North Korea has been ruled firmly by one family with the backing of the army. In the sub-continent, Pakistan has had moments of flirtation with democracy but never did its army loosen its grip over the country and its civilian or elected leaders. The entire Pakistani ‘establishment’ and most sections of the civil society reject the notions of a shared history and culture between India-Pakistan.

A major hurdle in the way of the two Koreas improving mutual relations has been North Korea’s declared intention to ‘unify’ the peninsula under the North Korean flag. It is to be seen how this obstacle is overcome by Trump and Kim when they talk or during meetings between the leaders of North and South Korea. But eventually it may not turn out to be an intractable problem. In the sub-continent, however, Pakistan talks of India’s ‘hegemony’ while wishing that position for itself!

In the Indian sub-continent, territory has been an important factor in keeping alive mutual rancor. Pakistan insists that Kashmir is the ‘unfinished businesses of the Partition. Frustration in Pakistan has been mounting over its failure to grab Kashmir.

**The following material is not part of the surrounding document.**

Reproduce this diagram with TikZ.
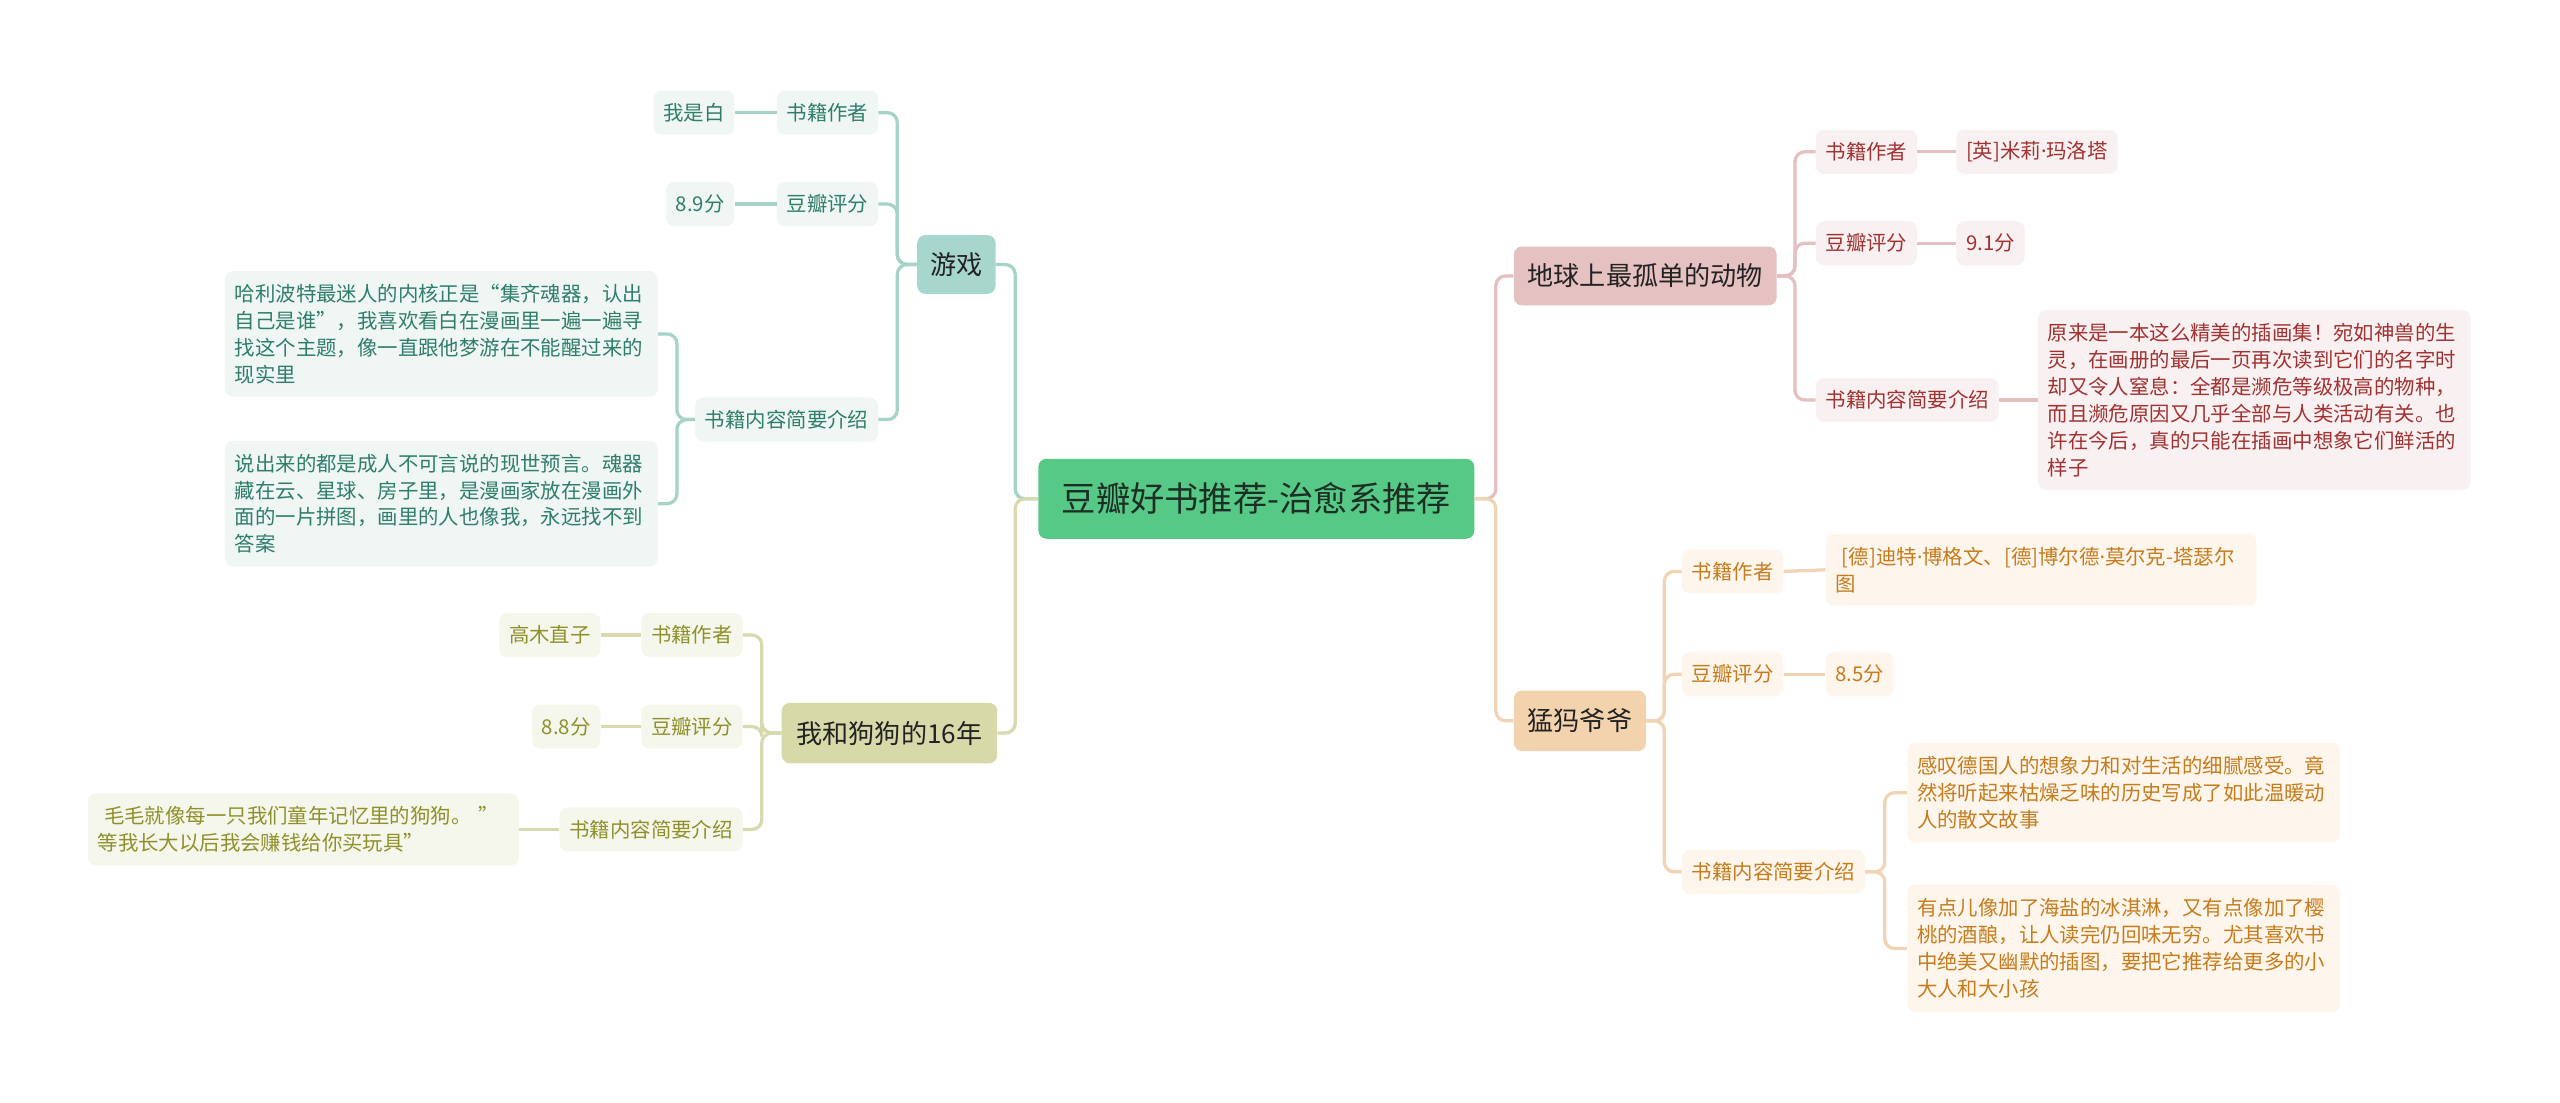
\documentclass[tikz,border=0pt]{standalone}
\usepackage{fontspec}
\setmainfont{Noto Sans CJK SC}
\newfontfamily\latinf{Noto Sans}
\newcommand{\mdot}{{\latinf ·}}
\definecolor{rootc}{HTML}{56C986}
\definecolor{roottx}{HTML}{1D2E24}
\definecolor{lvtx}{HTML}{222222}
% teal
\definecolor{tA}{HTML}{A7D6CC}
\definecolor{tL}{HTML}{EFF6F4}
\definecolor{tT}{HTML}{2F7E6C}
\definecolor{tC}{HTML}{A6D3C8}
% olive
\definecolor{oA}{HTML}{D7D9A9}
\definecolor{oL}{HTML}{F6F7EC}
\definecolor{oT}{HTML}{8E912B}
\definecolor{oC}{HTML}{D8DAAE}
% pink
\definecolor{pA}{HTML}{E6C1C1}
\definecolor{pL}{HTML}{F9F1F1}
\definecolor{pT}{HTML}{A23131}
\definecolor{pC}{HTML}{E4C0C0}
% orange
\definecolor{yA}{HTML}{F2D3AE}
\definecolor{yL}{HTML}{FEF6EC}
\definecolor{yT}{HTML}{C67C1C}
\definecolor{yC}{HTML}{F1D4B4}
\tikzset{
  rootnode/.style={rounded corners=5pt, fill=rootc, text=roottx, minimum width=267pt, minimum height=49pt, font=\fontsize{21}{25}\selectfont},
  lvone/.style={rounded corners=5pt, minimum height=37pt, inner xsep=8pt, text=lvtx, font=\fontsize{16}{19}\selectfont},
  leaf/.style={rounded corners=5pt, minimum height=27pt, inner xsep=6pt, font=\fontsize{12.5}{16}\selectfont},
  tbox/.style={rounded corners=5pt, inner xsep=6pt, inner ysep=4pt, align=left, font=\fontsize{12.5}{16.5}\selectfont},
  conn/.style={line width=2pt, rounded corners=6pt},
}
\begin{document}
\begin{tikzpicture}[x=1pt,y=-1pt]
\path[fill=white] (0,0) rectangle (1568,675);
\useasboundingbox (0,0) rectangle (1568,675);

% root
\node[rootnode] (root) at (769.5,305.5) {豆瓣好书推荐-治愈系推荐};

% ===== 游戏 (teal) =====
\node[lvone, fill=tA, minimum width=47pt, minimum height=36pt, anchor=east] (g) at (610,162) {游戏};
\node[leaf, fill=tL, text=tT, anchor=east] (gauth) at (538,69) {书籍作者};
\node[leaf, fill=tL, text=tT, anchor=east] (gauthv) at (450,69) {我是白};
\node[leaf, fill=tL, text=tT, anchor=east] (grate) at (538,125) {豆瓣评分};
\node[leaf, fill=tL, text=tT, anchor=east] (gratev) at (450,125) {8.9分};
\node[leaf, fill=tL, text=tT, anchor=east] (gdesc) at (538,257) {书籍内容简要介绍};
\node[tbox, fill=tL, text=tT, text width=253pt, minimum height=77pt, anchor=east] (gt1) at (403,204.5)
 {哈利波特最迷人的内核正是“集齐魂器，认出\\自己是谁”，我喜欢看白在漫画里一遍一遍寻\\找这个主题，像一直跟他梦游在不能醒过来的\\现实里};
\node[tbox, fill=tL, text=tT, text width=253pt, minimum height=77pt, anchor=east] (gt2) at (403,308.5)
 {说出来的都是成人不可言说的现世预言。魂器\\藏在云、星球、房子里，是漫画家放在漫画外\\面的一片拼图，画里的人也像我，永远找不到\\答案};

\draw[conn, tC] (root.west) -- ++(-14,0) |- (g.east);
\draw[conn, tC] (g.west) -- ++(-12,0) |- (gauth.east);
\draw[conn, tC] (g.west) -- ++(-12,0) |- (grate.east);
\draw[conn, tC] (g.west) -- ++(-12,0) |- (gdesc.east);
\draw[conn, tC] (gauth.west) -- (gauthv.east);
\draw[conn, tC] (grate.west) -- (gratev.east);
\draw[conn, tC] (gdesc.west) -- ++(-11,0) |- (gt1.east);
\draw[conn, tC] (gdesc.west) -- ++(-11,0) |- (gt2.east);

% ===== 我和狗狗的16年 (olive) =====
\node[lvone, fill=oA, minimum width=132pt, anchor=east] (d) at (611,449) {我和狗狗的16年};
\node[leaf, fill=oL, text=oT, anchor=east] (dauth) at (455,389) {书籍作者};
\node[leaf, fill=oL, text=oT, anchor=east] (dauthv) at (368,389) {高木直子};
\node[leaf, fill=oL, text=oT, anchor=east] (drate) at (455,445) {豆瓣评分};
\node[leaf, fill=oL, text=oT, anchor=east] (dratev) at (368,445) {8.8分};
\node[leaf, fill=oL, text=oT, anchor=east] (ddesc) at (455,508) {书籍内容简要介绍};
\node[tbox, fill=oL, text=oT, text width=252pt, minimum height=44pt, anchor=east] (dt) at (318,508)
 {\hspace{4pt}毛毛就像每一只我们童年记忆里的狗狗。 ”\\等我长大以后我会赚钱给你买玩具”};

\draw[conn, oC] (root.west) -- ++(-14,0) |- (d.east);
\draw[conn, oC] (d.west) -- ++(-12,0) |- (dauth.east);
\draw[conn, oC] (d.west) -- ++(-12,0) |- (drate.east);
\draw[conn, oC] (d.west) -- ++(-12,0) |- (ddesc.east);
\draw[conn, oC] (dauth.west) -- (dauthv.east);
\draw[conn, oC] (drate.west) -- (dratev.east);
\draw[conn, oC] (ddesc.west) -- (dt.east);

% ===== 地球上最孤单的动物 (pink) =====
\node[lvone, fill=pA, minimum width=161pt, minimum height=36pt, anchor=west] (e) at (927,169) {地球上最孤单的动物};
\node[leaf, fill=pL, text=pT, anchor=west] (eauth) at (1112,93) {书籍作者};
\node[leaf, fill=pL, text=pT, anchor=west] (eauthv) at (1198,93) {[英]米莉\mdot 玛洛塔};
\node[leaf, fill=pL, text=pT, anchor=west] (erate) at (1112,149) {豆瓣评分};
\node[leaf, fill=pL, text=pT, anchor=west] (eratev) at (1198,149) {9.1分};
\node[leaf, fill=pL, text=pT, anchor=west] (edesc) at (1112,245) {书籍内容简要介绍};
\node[tbox, fill=pL, text=pT, text width=253pt, minimum height=110pt, anchor=west] (et) at (1248,245)
 {原来是一本这么精美的插画集！宛如神兽的生\\灵，在画册的最后一页再次读到它们的名字时\\却又令人窒息：全都是濒危等级极高的物种，\\而且濒危原因又几乎全部与人类活动有关。也\\许在今后，真的只能在插画中想象它们鲜活的\\样子};

\draw[conn, pC] (root.east) -- ++(13,0) |- (e.west);
\draw[conn, pC] (e.east) -- ++(11,0) |- (eauth.west);
\draw[conn, pC] (e.east) -- ++(11,0) |- (erate.west);
\draw[conn, pC] (e.east) -- ++(11,0) |- (edesc.west);
\draw[conn, pC] (eauth.east) -- (eauthv.west);
\draw[conn, pC] (erate.east) -- (eratev.west);
\draw[conn, pC] (edesc.east) -- (et.west);

% ===== 猛犸爷爷 (orange) =====
\node[lvone, fill=yA, minimum width=81pt, anchor=west] (m) at (927,441.5) {猛犸爷爷};
\node[leaf, fill=yL, text=yT, anchor=west] (mauth) at (1030,350) {书籍作者};
\node[tbox, fill=yL, text=yT, text width=252pt, minimum height=44pt, anchor=west] (mauthv) at (1118,349)
 {\mbox{\hspace{4pt}[德]迪特\mdot 博格文、[德]博尔德\mdot 莫尔克-塔瑟尔}\\图};
\node[leaf, fill=yL, text=yT, anchor=west] (mrate) at (1030,413) {豆瓣评分};
\node[leaf, fill=yL, text=yT, anchor=west] (mratev) at (1118,413) {8.5分};
\node[leaf, fill=yL, text=yT, anchor=west] (mdesc) at (1030,534) {书籍内容简要介绍};
\node[tbox, fill=yL, text=yT, text width=253pt, minimum height=61pt, anchor=west] (mt1) at (1168,485.5)
 {感叹德国人的想象力和对生活的细腻感受。竟\\然将听起来枯燥乏味的历史写成了如此温暖动\\人的散文故事};
\node[tbox, fill=yL, text=yT, text width=253pt, minimum height=78pt, anchor=west] (mt2) at (1168,581)
 {有点儿像加了海盐的冰淇淋，又有点像加了樱\\桃的酒酿，让人读完仍回味无穷。尤其喜欢书\\中绝美又幽默的插图，要把它推荐给更多的小\\大人和大小孩};

\draw[conn, yC] (root.east) -- ++(13,0) |- (m.west);
\draw[conn, yC] (m.east) -- ++(11,0) |- (mauth.west);
\draw[conn, yC] (m.east) -- ++(11,0) |- (mrate.west);
\draw[conn, yC] (m.east) -- ++(11,0) |- (mdesc.west);
\draw[conn, yC] (mauth.east) -- (mauthv.west);
\draw[conn, yC] (mrate.east) -- (mratev.west);
\draw[conn, yC] (mdesc.east) -- ++(12,0) |- (mt1.west);
\draw[conn, yC] (mdesc.east) -- ++(12,0) |- (mt2.west);
\end{tikzpicture}
\end{document}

Ironically at a time when Pakistan was ruled by a military dictator (Pervez Musharraf) there appeared to be a chance of putting the Kashmir issue away in order to forge good bilateral ties. But the move was quickly abandoned. Today, it is inconceivable that Pakistan will talk peace with India unless it feels sure of annexing Kashmir. That alone should rule out any chance of replication of the Korean initiative in the sub-continent.

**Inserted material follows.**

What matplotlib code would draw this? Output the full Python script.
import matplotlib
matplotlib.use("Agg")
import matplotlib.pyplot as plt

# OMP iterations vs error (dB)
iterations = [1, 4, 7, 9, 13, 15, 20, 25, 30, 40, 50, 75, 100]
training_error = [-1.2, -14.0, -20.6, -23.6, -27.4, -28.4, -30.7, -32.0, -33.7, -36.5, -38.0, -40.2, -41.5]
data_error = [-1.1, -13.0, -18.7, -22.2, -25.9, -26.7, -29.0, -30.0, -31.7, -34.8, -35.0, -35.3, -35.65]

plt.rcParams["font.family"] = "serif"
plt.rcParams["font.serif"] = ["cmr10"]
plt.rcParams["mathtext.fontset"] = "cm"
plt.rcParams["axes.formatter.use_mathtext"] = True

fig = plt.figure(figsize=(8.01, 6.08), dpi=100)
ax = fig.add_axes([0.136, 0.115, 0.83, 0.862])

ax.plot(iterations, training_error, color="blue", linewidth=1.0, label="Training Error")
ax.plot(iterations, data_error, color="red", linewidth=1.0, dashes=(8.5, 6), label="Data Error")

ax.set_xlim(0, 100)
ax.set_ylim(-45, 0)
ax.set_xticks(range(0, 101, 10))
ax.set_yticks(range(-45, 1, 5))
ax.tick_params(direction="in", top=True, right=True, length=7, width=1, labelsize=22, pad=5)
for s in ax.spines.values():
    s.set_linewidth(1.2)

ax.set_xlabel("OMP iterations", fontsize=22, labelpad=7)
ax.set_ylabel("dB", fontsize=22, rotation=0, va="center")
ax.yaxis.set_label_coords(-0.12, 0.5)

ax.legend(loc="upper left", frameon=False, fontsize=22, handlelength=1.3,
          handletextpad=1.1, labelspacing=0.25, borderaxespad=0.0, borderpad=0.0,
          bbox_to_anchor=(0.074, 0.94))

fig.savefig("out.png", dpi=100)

In Pakistan, hatred and uncontrollable rage against the ‘enemy’ has been backed by the state with school texts books, the clergy and the state propaganda constantly whipping up popular sentiments against the ‘enemy’. While it will be truism to say that India has succeeded in erasing the feeling of alienation among its Muslim minority, considerable success was indeed achieved in spreading the message of secularism, though for some sections of late secularism has become a dirty word along with liberalism.

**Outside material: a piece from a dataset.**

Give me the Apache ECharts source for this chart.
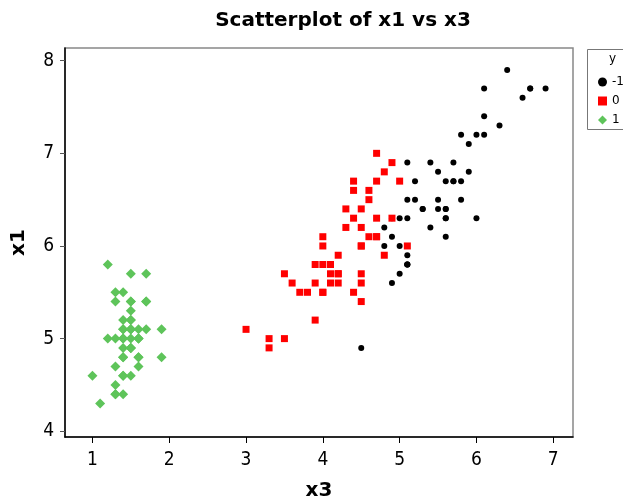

Since the state (Kim’s) control in North Korea is absolute it might be relatively easy to suppress ingrained animus towards the ‘enemy’. The strongman in Pyongyang is in a position to ensure full compliance with his diktats on all matters. One order from Kim can induce people to look at their southern neighbor in a different light.

In Pakistan it will not work the same way even though the country’s military is as powerful as Kim is in North Korea. The reason is that the military in Pakistan has developed a vested interest in keeping relations with India perennially on the boil. If India begins to be seen as a normal neighbour, the men in Khaki will lose all the power and pelf they think they are entitled to till eternity.

State propaganda and religious preachers in Pakistan have made it sure that the Pakistani psyche views its eastern neighbour with intense hatred and mistrust. Every Pakistani child learns, for instance, that ‘Hindus’ are not a virtuous people and should never be trusted. To erase that kind of mindset will require decades and decades of efforts.

There have been occasions in the past, much before the current Koran peace move, when Pakistani civilian leaders did seem to make serious friendly overtures to India. All of them came to grief at the hands of the mighty army of the land.

In recent years, Nawaz Sharif had won an election after talking of peace with India. He has ever since remained a suspect in the eyes of the military. Currently he is fighting a battle for survival with odds heavily loaded against him. Asif Ali Zardari was another leader whose effort to improve relations with India were nipped in the bud by the Khakis.

Zardari made not one but two cardinal mistakes. Soon after taking over as the country’s president he said that India lives in the heart of every Pakistani. Not the kind of words Pakistani generals like to hear. Then, after the Mumbai terror attacks by a group of Pakistanis in 2008 he said he was ready to fly the head of the Pakistani intelligence to India to facilitate a probe. In less than 24 hours Zardari had to backtrack and swallow the humiliation at the hands of his generals. So what is the moral of the story?